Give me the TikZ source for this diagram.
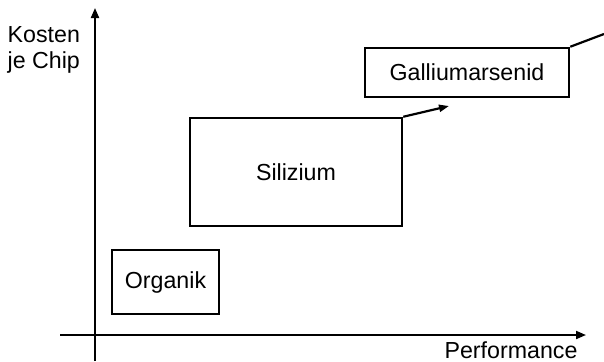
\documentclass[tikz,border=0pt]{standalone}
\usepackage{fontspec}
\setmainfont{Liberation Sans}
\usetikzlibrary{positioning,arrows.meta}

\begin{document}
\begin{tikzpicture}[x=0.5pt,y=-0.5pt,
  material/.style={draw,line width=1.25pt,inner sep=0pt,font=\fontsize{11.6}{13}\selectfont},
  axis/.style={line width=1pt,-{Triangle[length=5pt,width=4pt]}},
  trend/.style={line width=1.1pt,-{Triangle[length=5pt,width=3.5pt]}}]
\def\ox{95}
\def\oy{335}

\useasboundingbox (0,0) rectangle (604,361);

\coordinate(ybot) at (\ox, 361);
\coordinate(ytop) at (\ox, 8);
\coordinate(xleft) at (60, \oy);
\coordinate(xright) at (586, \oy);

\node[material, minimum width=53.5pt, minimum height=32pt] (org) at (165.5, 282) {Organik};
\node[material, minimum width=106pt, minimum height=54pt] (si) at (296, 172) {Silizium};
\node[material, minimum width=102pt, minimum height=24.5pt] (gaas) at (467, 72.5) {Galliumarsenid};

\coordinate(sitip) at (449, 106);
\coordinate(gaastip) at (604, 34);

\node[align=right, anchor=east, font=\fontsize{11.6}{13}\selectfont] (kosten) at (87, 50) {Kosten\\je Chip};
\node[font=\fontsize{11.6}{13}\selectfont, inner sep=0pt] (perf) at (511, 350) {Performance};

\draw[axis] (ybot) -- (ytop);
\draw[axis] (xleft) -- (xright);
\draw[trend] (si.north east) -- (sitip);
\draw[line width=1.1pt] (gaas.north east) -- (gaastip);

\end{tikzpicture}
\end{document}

----

◆ Short exercise: Write out again every line above exactly as given; the pictures do not belong in the copy.

◆ Written solution:
Give me the TikZ source for this diagram.
\documentclass[tikz,border=0pt]{standalone}
\usepackage{fontspec}
\setmainfont{Liberation Sans}
\usetikzlibrary{positioning,arrows.meta}

\begin{document}
\begin{tikzpicture}[x=0.5pt,y=-0.5pt,
  material/.style={draw,line width=1.25pt,inner sep=0pt,font=\fontsize{11.6}{13}\selectfont},
  axis/.style={line width=1pt,-{Triangle[length=5pt,width=4pt]}},
  trend/.style={line width=1.1pt,-{Triangle[length=5pt,width=3.5pt]}}]
\def\ox{95}
\def\oy{335}

\useasboundingbox (0,0) rectangle (604,361);

\coordinate(ybot) at (\ox, 361);
\coordinate(ytop) at (\ox, 8);
\coordinate(xleft) at (60, \oy);
\coordinate(xright) at (586, \oy);

\node[material, minimum width=53.5pt, minimum height=32pt] (org) at (165.5, 282) {Organik};
\node[material, minimum width=106pt, minimum height=54pt] (si) at (296, 172) {Silizium};
\node[material, minimum width=102pt, minimum height=24.5pt] (gaas) at (467, 72.5) {Galliumarsenid};

\coordinate(sitip) at (449, 106);
\coordinate(gaastip) at (604, 34);

\node[align=right, anchor=east, font=\fontsize{11.6}{13}\selectfont] (kosten) at (87, 50) {Kosten\\je Chip};
\node[font=\fontsize{11.6}{13}\selectfont, inner sep=0pt] (perf) at (511, 350) {Performance};

\draw[axis] (ybot) -- (ytop);
\draw[axis] (xleft) -- (xright);
\draw[trend] (si.north east) -- (sitip);
\draw[line width=1.1pt] (gaas.north east) -- (gaastip);

\end{tikzpicture}
\end{document}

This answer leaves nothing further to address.